# fastText

In [1]:
import tensorflow as tf
import numpy as np
import random
import math
import csv
import collections

In [2]:
def load_data(data_path):
    """
    载入原始数据
    """
    data= []
    labels = []
    csv_reader = csv.reader(open(data_path, encoding='utf-8'))
    max_sentence_len = 0
    for line in csv_reader:
        one_data = line[1].split()
        one_data.extend(line[2].split())
        if len(one_data) > max_sentence_len:
            max_sentence_len = len(one_data)
        data.append(one_data)
        labels.append(int(line[0]))
    print("max sentence length: ", max_sentence_len)
    return data, labels

train_data, train_labels = load_data("./data/ag_news_csv/train.csv")
test_data, test_labels = load_data("./data/ag_news_csv/test.csv")
print(train_data[:3])
print(train_labels[:3])
print("Length of train data: ", len(train_data))
print("Length of test data: ", len(test_data))

max sentence length:  177
max sentence length:  137
[['Wall', 'St.', 'Bears', 'Claw', 'Back', 'Into', 'the', 'Black', '(Reuters)', 'Reuters', '-', 'Short-sellers,', 'Wall', "Street's", 'dwindling\\band', 'of', 'ultra-cynics,', 'are', 'seeing', 'green', 'again.'], ['Carlyle', 'Looks', 'Toward', 'Commercial', 'Aerospace', '(Reuters)', 'Reuters', '-', 'Private', 'investment', 'firm', 'Carlyle', 'Group,\\which', 'has', 'a', 'reputation', 'for', 'making', 'well-timed', 'and', 'occasionally\\controversial', 'plays', 'in', 'the', 'defense', 'industry,', 'has', 'quietly', 'placed\\its', 'bets', 'on', 'another', 'part', 'of', 'the', 'market.'], ['Oil', 'and', 'Economy', 'Cloud', "Stocks'", 'Outlook', '(Reuters)', 'Reuters', '-', 'Soaring', 'crude', 'prices', 'plus', 'worries\\about', 'the', 'economy', 'and', 'the', 'outlook', 'for', 'earnings', 'are', 'expected', 'to\\hang', 'over', 'the', 'stock', 'market', 'next', 'week', 'during', 'the', 'depth', 'of', 'the\\summer', 'doldrums.']]
[3, 3, 3]


In [3]:
def build_voabulary(train_data, test_data, vocabulary_size=50000):
    """
    基于所有数据构建词表
    """
    count = [['UNK', -1]]
    words = []
    for line in train_data:
        words.extend(line)
    for line in test_data:
        words.extend(line)
    count.extend(collections.Counter(words).most_common(vocabulary_size - 1))
    dict_word2index = dict()
    for word, _ in count:
        dict_word2index[word] = len(dict_word2index)
    dict_index2word = dict(zip(dict_word2index.values(), dict_word2index.keys()))
    
    return  count, dict_word2index, dict_index2word

count, dict_word2index, dict_index2word = build_voabulary(train_data, test_data, vocabulary_size=100000)
print("Most 10 common words: ", count[:10])

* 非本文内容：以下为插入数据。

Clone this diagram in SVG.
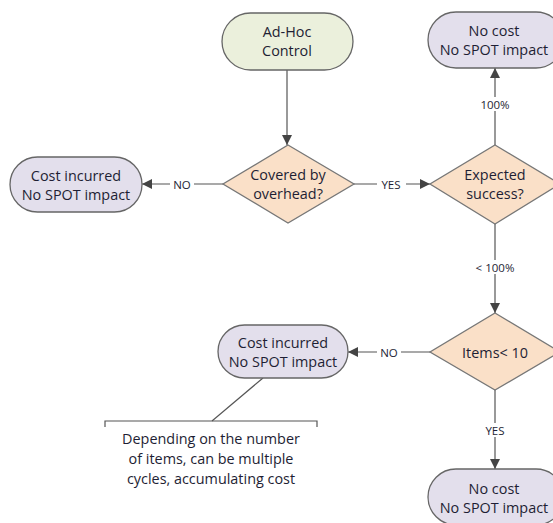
<svg xmlns="http://www.w3.org/2000/svg" width="553" height="523" viewBox="0 0 553 523">
<defs>
<style>
text{font-family:"Open Sans","Noto Sans","Liberation Sans",sans-serif;fill:#1e1e34;text-anchor:middle;dominant-baseline:central}
.t{font-size:14.4px}
.l{font-size:11.5px}
.start{fill:#ebf0dc;stroke:#666;stroke-width:1.3}
.end{fill:#e3dfec;stroke:#666;stroke-width:1.3}
.dec{fill:#fae0c8;stroke:#777;stroke-width:1.3}
.c{fill:none;stroke:#555;stroke-width:1.2}
.bg{fill:#fff}
</style>
<marker id="ah" viewBox="0 0 10 10" refX="10" refY="5" markerWidth="10" markerHeight="10" markerUnits="userSpaceOnUse" orient="auto">
<path d="M0,0 L10,5 L0,10 z" fill="#444"/>
</marker>
</defs>
<rect width="553" height="523" fill="#fff"/>
<g id="connectors">
<line class="c" x1="287" y1="70" x2="287" y2="145" marker-end="url(#ah)"/>
<line class="c" x1="223" y1="184" x2="142" y2="184" marker-end="url(#ah)"/>
<rect class="bg" x="170" y="177" width="24" height="14"/>
<text class="l" x="182" y="184">NO</text>
<line class="c" x1="354" y1="184" x2="430" y2="184" marker-end="url(#ah)"/>
<rect class="bg" x="377" y="177" width="29" height="14"/>
<text class="l" x="391" y="184">YES</text>
<line class="c" x1="495" y1="145" x2="495" y2="68" marker-end="url(#ah)"/>
<rect class="bg" x="477" y="97" width="36" height="14"/>
<text class="l" x="495" y="104">100%</text>
<line class="c" x1="495" y1="224" x2="495" y2="313" marker-end="url(#ah)"/>
<rect class="bg" x="471" y="260" width="48" height="14"/>
<text class="l" x="495" y="267">&lt; 100%</text>
<line class="c" x1="430" y1="352" x2="348" y2="352" marker-end="url(#ah)"/>
<rect class="bg" x="377" y="345" width="24" height="14"/>
<text class="l" x="389" y="352">NO</text>
<line class="c" x1="495" y1="390" x2="495" y2="469" marker-end="url(#ah)"/>
<rect class="bg" x="480" y="423" width="30" height="14"/>
<text class="l" x="495" y="430">YES</text>
<line class="c" x1="263" y1="378" x2="212" y2="421"/>
</g>
<g id="adhoc">
<rect class="start" x="222" y="13" width="131" height="57" rx="28.5"/>
<text class="t" x="287" y="31">Ad-Hoc</text>
<text class="t" x="287" y="50">Control</text>
</g>
<g id="nocost-top">
<rect class="end" x="428" y="12" width="136" height="56" rx="28"/>
<text class="t" x="494" y="30">No cost</text>
<text class="t" x="494" y="49">No SPOT impact</text>
</g>
<g id="cost-left">
<rect class="end" x="10" y="157" width="132" height="55" rx="27.5"/>
<text class="t" x="76" y="175">Cost incurred</text>
<text class="t" x="76" y="194">No SPOT impact</text>
</g>
<g id="covered">
<polygon class="dec" points="288,145 354,184 288,223 223,184"/>
<text class="t" x="288" y="174">Covered by</text>
<text class="t" x="288" y="193">overhead?</text>
</g>
<g id="expected">
<polygon class="dec" points="495,145 560,184 495,224 430,184"/>
<text class="t" x="495" y="174">Expected</text>
<text class="t" x="495" y="193">success?</text>
</g>
<g id="items">
<polygon class="dec" points="495,313 560,352 495,390 430,352"/>
<text class="t" x="495" y="352">Items&lt; 10</text>
</g>
<g id="cost-mid">
<rect class="end" x="218" y="325" width="130" height="53" rx="26.5"/>
<text class="t" x="283" y="342">Cost incurred</text>
<text class="t" x="283" y="361">No SPOT impact</text>
</g>
<g id="nocost-bottom">
<rect class="end" x="428" y="469" width="136" height="56" rx="28"/>
<text class="t" x="494" y="488">No cost</text>
<text class="t" x="494" y="507">No SPOT impact</text>
</g>
<g id="note">
<path class="c" d="M105,427 V421 H317 V427"/>
<text class="t" x="211" y="438">Depending on the number</text>
<text class="t" x="211" y="458">of items, can be multiple</text>
<text class="t" x="211" y="478">cycles, accumulating cost</text>
</g>
</svg>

Most 10 common words:  [['UNK', -1], ('the', 188763), ('to', 125072), ('a', 104353), ('of', 103519), ('in', 97687), ('and', 72345), ('on', 58606), ('for', 51494), ('-', 41545)]


In [4]:
def build_dataset(data, labels, dict_word2index, max_sentence_len=200, label_size=4):
    """
    基于词表构建数据集（数值化）
    """
    dataset = []
    indices = np.arange(len(labels))
    np.random.shuffle(indices)
    new_labels = []
    for i in indices:
        one_label = [0] * label_size
        one_label[labels[i]-1] = 1
        new_labels.append(one_label) 
        new_line = []
        for word in data[i]:
            if word in dict_word2index:
                index = dict_word2index[word]
            else:
                index = 0    # UNK
            new_line.append(index)
        
        zero_num = max_sentence_len - len(new_line)
        while zero_num > 0:
            new_line.append(0)
            zero_num -= 1
        dataset.append(new_line)
    return np.array(dataset, dtype=np.int32), np.array(new_labels, dtype=np.int32)

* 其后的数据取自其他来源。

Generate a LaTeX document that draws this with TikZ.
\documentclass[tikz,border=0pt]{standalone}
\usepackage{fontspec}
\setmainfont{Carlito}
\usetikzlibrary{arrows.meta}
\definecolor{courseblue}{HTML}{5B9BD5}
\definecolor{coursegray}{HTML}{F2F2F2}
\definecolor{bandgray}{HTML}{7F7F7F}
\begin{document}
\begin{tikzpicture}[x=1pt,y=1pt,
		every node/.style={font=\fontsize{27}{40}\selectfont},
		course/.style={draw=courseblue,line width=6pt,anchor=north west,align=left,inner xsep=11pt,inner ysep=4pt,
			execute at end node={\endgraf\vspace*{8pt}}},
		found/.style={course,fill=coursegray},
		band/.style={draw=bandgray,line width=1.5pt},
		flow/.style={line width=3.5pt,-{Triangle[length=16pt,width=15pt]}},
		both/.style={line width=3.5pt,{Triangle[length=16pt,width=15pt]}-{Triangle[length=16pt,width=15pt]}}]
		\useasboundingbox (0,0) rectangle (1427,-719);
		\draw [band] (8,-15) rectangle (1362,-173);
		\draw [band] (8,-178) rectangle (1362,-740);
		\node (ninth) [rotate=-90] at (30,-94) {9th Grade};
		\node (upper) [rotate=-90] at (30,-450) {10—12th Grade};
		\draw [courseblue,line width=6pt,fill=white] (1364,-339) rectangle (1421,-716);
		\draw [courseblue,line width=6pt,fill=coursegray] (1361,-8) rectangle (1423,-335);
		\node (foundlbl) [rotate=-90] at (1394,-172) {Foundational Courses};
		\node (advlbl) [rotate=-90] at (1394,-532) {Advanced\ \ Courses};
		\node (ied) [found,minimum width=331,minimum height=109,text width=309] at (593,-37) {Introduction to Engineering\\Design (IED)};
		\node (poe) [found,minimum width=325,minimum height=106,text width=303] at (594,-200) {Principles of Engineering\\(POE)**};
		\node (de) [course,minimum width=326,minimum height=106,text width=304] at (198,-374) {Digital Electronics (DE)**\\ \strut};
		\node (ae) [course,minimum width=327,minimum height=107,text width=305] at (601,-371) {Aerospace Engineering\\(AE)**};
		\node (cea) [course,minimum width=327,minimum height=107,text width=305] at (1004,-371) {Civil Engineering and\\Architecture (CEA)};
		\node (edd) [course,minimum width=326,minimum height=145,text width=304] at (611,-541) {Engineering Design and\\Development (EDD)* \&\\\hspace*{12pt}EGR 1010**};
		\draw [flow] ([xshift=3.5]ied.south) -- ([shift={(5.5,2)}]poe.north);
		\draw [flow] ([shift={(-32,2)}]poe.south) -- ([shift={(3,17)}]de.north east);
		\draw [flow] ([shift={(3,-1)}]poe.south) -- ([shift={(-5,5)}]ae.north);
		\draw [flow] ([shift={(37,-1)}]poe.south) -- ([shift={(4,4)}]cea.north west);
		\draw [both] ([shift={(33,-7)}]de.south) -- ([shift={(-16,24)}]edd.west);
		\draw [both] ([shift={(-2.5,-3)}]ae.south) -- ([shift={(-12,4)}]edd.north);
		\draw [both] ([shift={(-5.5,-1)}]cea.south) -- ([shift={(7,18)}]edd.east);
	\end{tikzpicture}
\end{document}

train_dataset, train_labels = build_dataset(train_data, train_labels, dict_word2index)
test_dataset, test_labels = build_dataset(test_data, test_labels, dict_word2index)

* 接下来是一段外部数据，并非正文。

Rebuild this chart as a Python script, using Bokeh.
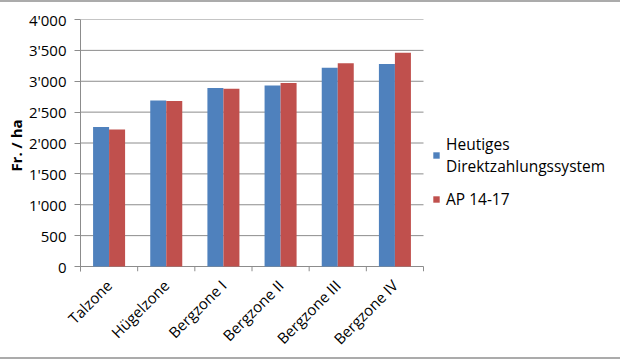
import math
from bokeh.plotting import figure
from bokeh.models import (Range1d, FixedTicker, LinearAxis, Legend, LegendItem,
                          ColumnDataSource)
from bokeh.transform import dodge
from bokeh.embed import file_html
from bokeh.resources import INLINE

categories = ["Talzone", "Hügelzone", "Bergzone I", "Bergzone II", "Bergzone III", "Bergzone IV"]
heutiges = [2260, 2690, 2890, 2930, 3220, 3280]
ap1417 = [2220, 2680, 2880, 2970, 3290, 3460]
series_names = ["Heutiges\nDirektzahlungssystem", "AP 14-17"]
series_colors = ["#4F81BD", "#C0504D"]
y_ticks = [0, 500, 1000, 1500, 2000, 2500, 3000, 3500, 4000]
y_tick_labels = ["0", "500", "1'000", "1'500", "2'000", "2'500", "3'000", "3'500", "4'000"]
y_title = "Fr. / ha"

FONT = "Open Sans"
AXIS_GRAY = "#8c8c8c"
n = len(categories)
centers = [i + 0.5 for i in range(n)]
src = ColumnDataSource(dict(x=centers, cat=categories, a=heutiges, b=ap1417))

# Frame covers the plot area plus the legend area on the right (so the legend
# is not clipped); the category axis occupies the first 343 px of it.
W, H = 620, 359
left, right_border = 80, 0
frame_w = W - left - right_border
plot_w = 343
y_max = y_ticks[-1]
pad = 5 / 247 * y_max  # 5 px below zero for category tick marks

p = figure(width=W, height=H, x_range=Range1d(0, n * frame_w / plot_w),
           y_range=Range1d(-pad, y_max),
           output_backend="svg", toolbar_location=None, x_axis_location=None,
           min_border_left=left, min_border_right=right_border,
           min_border_top=17, min_border_bottom=90)
p.styles = {"border-top": "2px solid #ababab", "border-bottom": "2px solid #ababab"}
p.outline_line_color = None
p.grid.visible = False

# horizontal grid lines spanning only the category area
p.segment(x0=[0] * len(y_ticks), y0=y_ticks, x1=[n] * len(y_ticks), y1=y_ticks,
          line_color=AXIS_GRAY, line_width=1)

bw = 0.28
r1 = p.vbar(x=dodge("x", -bw / 2, range=p.x_range), top="a", width=bw, source=src,
            fill_color=series_colors[0], line_color=None)
r2 = p.vbar(x=dodge("x", bw / 2, range=p.x_range), top="b", width=bw, source=src,
            fill_color=series_colors[1], line_color=None)

# category boundary tick marks below the x axis line
bounds = list(range(n + 1))
p.segment(x0=bounds, y0=[0] * len(bounds), x1=bounds, y1=[-pad] * len(bounds),
          line_color=AXIS_GRAY, line_width=1)

# y axis
ya = p.yaxis[0]
ya.ticker = FixedTicker(ticks=y_ticks)
ya.major_label_overrides = dict(zip(y_ticks, y_tick_labels))
ya.major_label_text_font = FONT
ya.major_label_text_font_size = "15px"
ya.major_label_text_color = "black"
ya.major_label_standoff = 8
ya.axis_line_color = AXIS_GRAY
ya.major_tick_line_color = AXIS_GRAY
ya.major_tick_out = 6
ya.major_tick_in = 0
ya.minor_tick_line_color = None
ya.axis_label = y_title
ya.axis_label_text_font = FONT
ya.axis_label_text_font_style = "bold"
ya.axis_label_text_font_size = "15px"
ya.axis_label_text_color = "black"
ya.axis_label_standoff = 0

# x axis: labels at category centers
xa = LinearAxis(ticker=FixedTicker(ticks=centers))
xa.major_label_overrides = dict(zip(centers, categories))
xa.major_label_orientation = math.pi / 4
xa.major_label_text_font = FONT
xa.major_label_text_font_size = "15px"
xa.major_label_text_color = "black"
xa.major_label_standoff = 5
xa.axis_line_color = None
xa.major_tick_line_color = None
xa.minor_tick_line_color = None
p.add_layout(xa, "below")

legend = Legend(items=[LegendItem(label=series_names[0], renderers=[r1]),
                       LegendItem(label=series_names[1], renderers=[r2])],
                location=(352, 61))
legend.border_line_color = None
legend.background_fill_alpha = 0
legend.margin = 0
legend.padding = 0
legend.glyph_width = 8
legend.glyph_height = 8
legend.label_standoff = 6
legend.spacing = 11
legend.label_text_font = FONT
legend.label_text_font_size = "15.5px"
legend.label_text_line_height = 1.45
legend.label_text_color = "black"
p.add_layout(legend)

open("out.html", "w").write(file_html(p, INLINE))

print(train_dataset.shape)
print(train_labels.shape)

(120000, 200)
(120000, 4)


In [5]:
def split_data(data, radio=0.7):
    """
    将训练集分给为训练集和检验集
    """
    split_index = int(len(data) * 0.7)
    new_data1 = data[ : split_index]
    new_data2 = data[split_index : ]
    return new_data1, new_data2

train_X, valid_X = split_data(train_dataset)
train_y, valid_y = split_data(train_labels)
print(train_X.shape)
print(train_y.shape)

(84000, 200)
(84000, 4)


In [6]:
def accuracy(predictions, labels):
  return (100.0 * np.sum(np.argmax(predictions, 1) == np.argmax(labels, 1))
          / predictions.shape[0])

### 下面开始构建计算图并进行训练，通过实验发现：
- 将num_steps从1001提高到2001，对模型效果有显著提升
- 在该数据集下，将vocabulary_size分别设置为50000和100000对检验集上的accuracy影响不大

In [7]:
batch_size = 16
embedding_size = 128 # Dimension of the embedding vector.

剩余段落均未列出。